§ **DO THIS**
Repeat, exactly, the run of lines that opens with the line containing "What Chart.js code" and closes with the line containing "0.98, 0.92, 0.86, 0.8, 0.75];", and leave all other lines out.

= = = = =

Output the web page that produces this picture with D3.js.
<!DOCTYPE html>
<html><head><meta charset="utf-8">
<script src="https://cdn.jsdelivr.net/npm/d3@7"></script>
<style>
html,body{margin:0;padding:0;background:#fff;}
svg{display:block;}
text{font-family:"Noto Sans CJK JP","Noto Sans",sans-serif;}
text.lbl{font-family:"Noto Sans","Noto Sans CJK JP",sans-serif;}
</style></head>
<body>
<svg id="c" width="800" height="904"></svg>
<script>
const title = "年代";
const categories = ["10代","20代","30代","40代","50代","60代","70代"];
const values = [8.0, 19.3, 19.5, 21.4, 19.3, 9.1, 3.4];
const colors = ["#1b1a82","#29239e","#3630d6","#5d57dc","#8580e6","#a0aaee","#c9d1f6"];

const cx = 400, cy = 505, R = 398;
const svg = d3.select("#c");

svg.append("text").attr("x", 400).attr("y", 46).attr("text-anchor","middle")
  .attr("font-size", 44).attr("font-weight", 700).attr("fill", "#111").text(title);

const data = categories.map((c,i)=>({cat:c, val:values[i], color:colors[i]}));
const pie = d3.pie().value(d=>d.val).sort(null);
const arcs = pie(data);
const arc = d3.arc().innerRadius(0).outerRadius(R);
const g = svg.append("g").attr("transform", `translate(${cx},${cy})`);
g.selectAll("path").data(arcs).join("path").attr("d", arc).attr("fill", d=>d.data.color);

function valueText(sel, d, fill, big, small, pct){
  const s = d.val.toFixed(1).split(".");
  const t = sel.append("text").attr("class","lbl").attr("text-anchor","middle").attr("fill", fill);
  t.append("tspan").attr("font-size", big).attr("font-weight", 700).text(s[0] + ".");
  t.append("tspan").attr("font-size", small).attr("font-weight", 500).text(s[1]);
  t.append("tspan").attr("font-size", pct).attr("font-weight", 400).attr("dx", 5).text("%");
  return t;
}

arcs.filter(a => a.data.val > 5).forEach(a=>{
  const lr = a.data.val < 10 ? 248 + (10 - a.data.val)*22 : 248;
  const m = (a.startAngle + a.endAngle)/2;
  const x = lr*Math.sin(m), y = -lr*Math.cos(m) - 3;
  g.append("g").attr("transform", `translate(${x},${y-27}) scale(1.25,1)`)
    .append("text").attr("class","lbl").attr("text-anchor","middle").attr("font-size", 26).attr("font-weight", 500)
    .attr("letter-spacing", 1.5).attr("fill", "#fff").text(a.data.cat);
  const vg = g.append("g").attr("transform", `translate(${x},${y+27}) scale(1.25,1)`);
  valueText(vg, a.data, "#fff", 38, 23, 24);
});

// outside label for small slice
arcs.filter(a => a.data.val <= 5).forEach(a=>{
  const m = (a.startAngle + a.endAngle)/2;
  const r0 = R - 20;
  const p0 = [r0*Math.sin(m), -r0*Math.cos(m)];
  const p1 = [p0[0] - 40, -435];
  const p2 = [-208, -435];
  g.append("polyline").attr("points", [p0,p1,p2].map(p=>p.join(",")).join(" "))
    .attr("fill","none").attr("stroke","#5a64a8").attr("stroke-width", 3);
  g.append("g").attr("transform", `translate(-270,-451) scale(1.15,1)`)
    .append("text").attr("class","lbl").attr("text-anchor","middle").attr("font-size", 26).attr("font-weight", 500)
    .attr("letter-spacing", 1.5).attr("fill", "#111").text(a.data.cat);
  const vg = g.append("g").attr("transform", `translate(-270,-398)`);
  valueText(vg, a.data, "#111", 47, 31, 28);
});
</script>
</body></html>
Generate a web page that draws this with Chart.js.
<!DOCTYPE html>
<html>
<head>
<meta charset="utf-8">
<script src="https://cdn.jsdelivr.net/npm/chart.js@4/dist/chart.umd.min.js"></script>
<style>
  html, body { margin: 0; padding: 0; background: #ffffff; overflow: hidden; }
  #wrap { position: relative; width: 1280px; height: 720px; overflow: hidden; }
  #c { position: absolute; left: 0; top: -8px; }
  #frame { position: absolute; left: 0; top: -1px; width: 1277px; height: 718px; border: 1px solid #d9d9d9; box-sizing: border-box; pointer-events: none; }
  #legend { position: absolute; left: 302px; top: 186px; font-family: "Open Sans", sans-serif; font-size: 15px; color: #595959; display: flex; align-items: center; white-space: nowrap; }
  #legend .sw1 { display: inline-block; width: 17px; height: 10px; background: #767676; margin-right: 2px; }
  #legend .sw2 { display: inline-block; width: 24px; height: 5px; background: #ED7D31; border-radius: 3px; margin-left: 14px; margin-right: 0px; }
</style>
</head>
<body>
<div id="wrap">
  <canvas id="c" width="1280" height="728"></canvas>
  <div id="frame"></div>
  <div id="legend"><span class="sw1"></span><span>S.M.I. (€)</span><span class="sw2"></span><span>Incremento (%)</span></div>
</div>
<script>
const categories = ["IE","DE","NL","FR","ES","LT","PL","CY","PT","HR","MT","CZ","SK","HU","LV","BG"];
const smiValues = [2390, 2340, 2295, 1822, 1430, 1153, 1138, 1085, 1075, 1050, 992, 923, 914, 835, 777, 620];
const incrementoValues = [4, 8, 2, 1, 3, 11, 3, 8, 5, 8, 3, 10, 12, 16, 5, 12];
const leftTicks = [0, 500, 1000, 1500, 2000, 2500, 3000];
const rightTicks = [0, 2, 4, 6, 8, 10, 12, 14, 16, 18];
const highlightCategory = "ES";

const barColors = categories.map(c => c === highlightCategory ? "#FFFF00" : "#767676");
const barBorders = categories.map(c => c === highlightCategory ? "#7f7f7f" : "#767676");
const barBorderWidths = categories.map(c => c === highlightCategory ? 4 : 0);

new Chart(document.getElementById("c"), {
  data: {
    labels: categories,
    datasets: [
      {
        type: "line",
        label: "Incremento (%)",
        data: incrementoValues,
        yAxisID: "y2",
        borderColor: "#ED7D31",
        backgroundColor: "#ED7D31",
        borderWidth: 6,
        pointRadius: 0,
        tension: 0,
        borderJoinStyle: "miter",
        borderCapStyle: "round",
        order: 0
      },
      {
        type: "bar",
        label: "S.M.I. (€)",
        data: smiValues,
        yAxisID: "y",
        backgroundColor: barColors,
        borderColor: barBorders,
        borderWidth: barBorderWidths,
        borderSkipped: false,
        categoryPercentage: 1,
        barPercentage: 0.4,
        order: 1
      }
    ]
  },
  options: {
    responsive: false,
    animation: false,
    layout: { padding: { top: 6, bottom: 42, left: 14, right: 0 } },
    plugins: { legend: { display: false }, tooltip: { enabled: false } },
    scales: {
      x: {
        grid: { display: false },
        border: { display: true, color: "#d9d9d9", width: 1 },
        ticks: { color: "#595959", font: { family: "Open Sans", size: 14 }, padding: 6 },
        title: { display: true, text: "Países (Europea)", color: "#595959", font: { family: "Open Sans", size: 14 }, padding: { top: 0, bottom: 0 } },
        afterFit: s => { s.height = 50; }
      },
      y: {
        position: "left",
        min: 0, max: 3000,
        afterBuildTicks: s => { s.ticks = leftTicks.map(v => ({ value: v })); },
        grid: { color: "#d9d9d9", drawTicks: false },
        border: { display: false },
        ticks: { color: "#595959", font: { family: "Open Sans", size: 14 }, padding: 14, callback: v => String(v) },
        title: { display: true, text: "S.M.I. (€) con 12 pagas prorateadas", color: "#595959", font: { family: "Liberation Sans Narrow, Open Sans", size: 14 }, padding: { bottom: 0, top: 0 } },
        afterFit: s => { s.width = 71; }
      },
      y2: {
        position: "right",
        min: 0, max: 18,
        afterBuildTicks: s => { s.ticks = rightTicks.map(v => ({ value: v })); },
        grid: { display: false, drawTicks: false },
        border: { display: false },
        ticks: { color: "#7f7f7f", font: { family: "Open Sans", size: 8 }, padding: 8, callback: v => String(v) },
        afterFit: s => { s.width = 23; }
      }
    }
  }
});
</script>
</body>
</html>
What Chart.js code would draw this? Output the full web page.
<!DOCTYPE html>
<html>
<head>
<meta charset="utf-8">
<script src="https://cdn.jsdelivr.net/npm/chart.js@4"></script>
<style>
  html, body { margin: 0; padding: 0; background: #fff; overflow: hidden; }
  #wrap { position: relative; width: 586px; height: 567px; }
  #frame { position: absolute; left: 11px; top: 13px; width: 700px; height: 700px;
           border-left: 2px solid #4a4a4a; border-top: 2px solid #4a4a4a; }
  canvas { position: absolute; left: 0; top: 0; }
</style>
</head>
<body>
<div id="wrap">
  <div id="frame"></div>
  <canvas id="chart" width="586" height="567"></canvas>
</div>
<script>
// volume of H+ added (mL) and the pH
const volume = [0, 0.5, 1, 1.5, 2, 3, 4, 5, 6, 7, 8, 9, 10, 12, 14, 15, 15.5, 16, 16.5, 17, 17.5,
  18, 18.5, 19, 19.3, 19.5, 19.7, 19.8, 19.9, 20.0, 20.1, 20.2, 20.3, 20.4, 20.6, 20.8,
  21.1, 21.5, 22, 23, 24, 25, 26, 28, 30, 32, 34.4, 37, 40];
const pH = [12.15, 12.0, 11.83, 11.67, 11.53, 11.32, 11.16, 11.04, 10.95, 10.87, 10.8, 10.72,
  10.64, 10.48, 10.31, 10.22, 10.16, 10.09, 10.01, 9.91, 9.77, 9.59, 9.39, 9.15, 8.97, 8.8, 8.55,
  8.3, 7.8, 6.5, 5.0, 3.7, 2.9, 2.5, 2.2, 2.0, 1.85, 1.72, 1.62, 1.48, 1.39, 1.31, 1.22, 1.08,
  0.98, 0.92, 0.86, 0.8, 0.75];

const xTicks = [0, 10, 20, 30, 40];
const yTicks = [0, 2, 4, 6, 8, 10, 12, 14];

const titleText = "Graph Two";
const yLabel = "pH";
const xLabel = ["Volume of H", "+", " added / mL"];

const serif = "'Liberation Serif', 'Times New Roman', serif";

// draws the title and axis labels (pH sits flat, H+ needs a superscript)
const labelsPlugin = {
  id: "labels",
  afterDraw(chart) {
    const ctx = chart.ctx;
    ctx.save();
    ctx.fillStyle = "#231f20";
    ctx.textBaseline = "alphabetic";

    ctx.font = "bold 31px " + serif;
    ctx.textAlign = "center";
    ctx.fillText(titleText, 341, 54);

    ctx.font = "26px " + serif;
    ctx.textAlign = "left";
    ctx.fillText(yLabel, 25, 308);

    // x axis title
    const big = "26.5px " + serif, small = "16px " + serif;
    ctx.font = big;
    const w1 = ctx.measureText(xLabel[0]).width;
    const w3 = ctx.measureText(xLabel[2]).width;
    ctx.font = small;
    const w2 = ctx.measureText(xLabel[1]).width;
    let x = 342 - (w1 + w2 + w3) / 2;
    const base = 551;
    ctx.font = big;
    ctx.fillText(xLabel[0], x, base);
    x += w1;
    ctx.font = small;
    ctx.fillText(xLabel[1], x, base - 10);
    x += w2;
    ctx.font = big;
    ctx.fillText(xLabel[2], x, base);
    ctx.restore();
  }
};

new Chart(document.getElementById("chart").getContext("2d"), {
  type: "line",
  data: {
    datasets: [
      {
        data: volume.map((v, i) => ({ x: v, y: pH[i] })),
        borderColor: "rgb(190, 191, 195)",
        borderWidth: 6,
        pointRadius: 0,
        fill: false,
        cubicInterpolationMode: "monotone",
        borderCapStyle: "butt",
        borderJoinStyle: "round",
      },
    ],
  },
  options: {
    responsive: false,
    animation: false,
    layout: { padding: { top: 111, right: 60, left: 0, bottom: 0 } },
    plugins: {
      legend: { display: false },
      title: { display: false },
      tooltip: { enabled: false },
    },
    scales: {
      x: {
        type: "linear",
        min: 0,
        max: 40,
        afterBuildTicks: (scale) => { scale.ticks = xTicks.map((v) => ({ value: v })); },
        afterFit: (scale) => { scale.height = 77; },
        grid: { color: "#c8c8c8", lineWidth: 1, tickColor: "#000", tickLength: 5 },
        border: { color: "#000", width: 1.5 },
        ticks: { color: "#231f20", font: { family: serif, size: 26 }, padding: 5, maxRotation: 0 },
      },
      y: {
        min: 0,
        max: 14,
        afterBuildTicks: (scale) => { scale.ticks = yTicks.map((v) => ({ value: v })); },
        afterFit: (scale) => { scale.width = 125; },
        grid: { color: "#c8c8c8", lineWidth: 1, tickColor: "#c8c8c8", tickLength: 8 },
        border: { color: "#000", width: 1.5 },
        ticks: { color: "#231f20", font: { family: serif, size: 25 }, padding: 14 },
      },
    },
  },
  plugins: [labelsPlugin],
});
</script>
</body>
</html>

= = = = =

§ **FINAL ANSWER**
What Chart.js code would draw this? Output the full web page.
<!DOCTYPE html>
<html>
<head>
<meta charset="utf-8">
<script src="https://cdn.jsdelivr.net/npm/chart.js@4"></script>
<style>
  html, body { margin: 0; padding: 0; background: #fff; overflow: hidden; }
  #wrap { position: relative; width: 586px; height: 567px; }
  #frame { position: absolute; left: 11px; top: 13px; width: 700px; height: 700px;
           border-left: 2px solid #4a4a4a; border-top: 2px solid #4a4a4a; }
  canvas { position: absolute; left: 0; top: 0; }
</style>
</head>
<body>
<div id="wrap">
  <div id="frame"></div>
  <canvas id="chart" width="586" height="567"></canvas>
</div>
<script>
// volume of H+ added (mL) and the pH
const volume = [0, 0.5, 1, 1.5, 2, 3, 4, 5, 6, 7, 8, 9, 10, 12, 14, 15, 15.5, 16, 16.5, 17, 17.5,
  18, 18.5, 19, 19.3, 19.5, 19.7, 19.8, 19.9, 20.0, 20.1, 20.2, 20.3, 20.4, 20.6, 20.8,
  21.1, 21.5, 22, 23, 24, 25, 26, 28, 30, 32, 34.4, 37, 40];
const pH = [12.15, 12.0, 11.83, 11.67, 11.53, 11.32, 11.16, 11.04, 10.95, 10.87, 10.8, 10.72,
  10.64, 10.48, 10.31, 10.22, 10.16, 10.09, 10.01, 9.91, 9.77, 9.59, 9.39, 9.15, 8.97, 8.8, 8.55,
  8.3, 7.8, 6.5, 5.0, 3.7, 2.9, 2.5, 2.2, 2.0, 1.85, 1.72, 1.62, 1.48, 1.39, 1.31, 1.22, 1.08,
  0.98, 0.92, 0.86, 0.8, 0.75];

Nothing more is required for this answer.